** Begin Information shown **
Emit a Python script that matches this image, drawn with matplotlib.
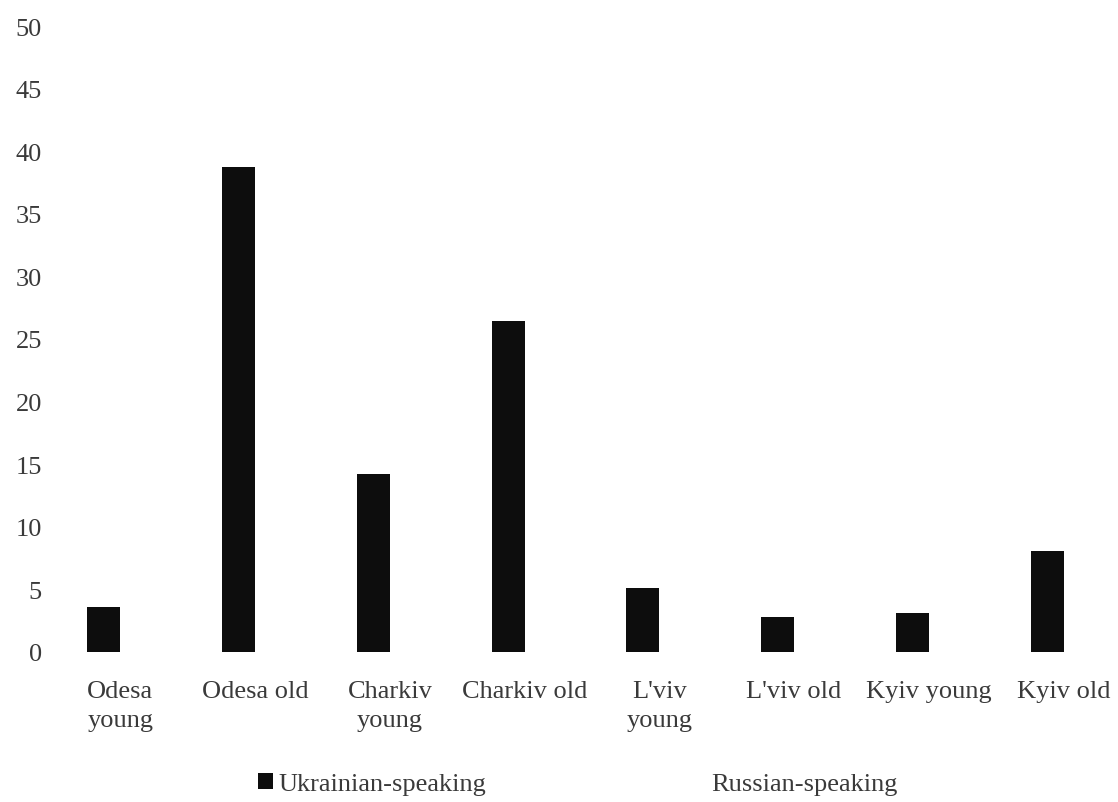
import matplotlib
matplotlib.use("Agg")
import matplotlib.pyplot as plt
import numpy as np

categories = ["Odesa\nyoung", "Odesa old", "Charkiv\nyoung", "Charkiv old",
              "L'viv\nyoung", "L'viv old", "Kyiv young", "Kyiv old"]
ukrainian = [3.6, 38.7, 14.2, 26.4, 5.1, 2.8, 3.1, 8.1]
russian = [0, 0, 0, 0, 0, 0, 0, 0]
yticks = [0, 5, 10, 15, 20, 25, 30, 35, 40, 45, 50]

plt.rcParams['font.family'] = ['Liberation Serif', 'DejaVu Serif']
txt = '#3a3a3a'
fs = 19

fig = plt.figure(figsize=(11.18, 8.03), dpi=100)
W, H = 1118, 803
ax = fig.add_axes([53 / W, (H - 653) / H, (1131 - 53) / W, (653 - 27) / H])

x = np.arange(len(categories))
bw = 0.245
ax.bar(x - bw / 2, ukrainian, bw, color='#0d0d0d', label='Ukrainian-speaking')
ax.bar(x + bw / 2, russian, bw, color='white', label='Russian-speaking')

ax.set_xlim(-0.5, len(categories) - 0.5)
ax.set_ylim(0, 50)
ax.set_yticks(yticks)
ax.set_yticklabels([str(v) for v in yticks], fontsize=fs, color=txt)
ax.set_xticks(x)
ax.set_xticklabels(categories, fontsize=fs, color=txt, linespacing=1.4, va='top')
ax.tick_params(axis='both', length=0)
ax.tick_params(axis='y', pad=8)
ax.tick_params(axis='x', pad=20)
for s in ax.spines.values():
    s.set_visible(False)

leg = fig.legend(loc='center', bbox_to_anchor=(578 / W, 1 - 785 / H), ncol=2,
                 frameon=False, fontsize=fs, handlelength=0.55, handleheight=0.55,
                 handletextpad=0.2, columnspacing=7.8)
for t in leg.get_texts():
    t.set_color(txt)

fig.savefig("out.png", dpi=100, facecolor='white')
** End Information shown **
Return only the lines running from the top of the data to the line that holds "import numpy as np". Include both of those lines, but skip the pictures.

Emit a Python script that matches this image, drawn with matplotlib.
import matplotlib
matplotlib.use("Agg")
import matplotlib.pyplot as plt
import numpy as np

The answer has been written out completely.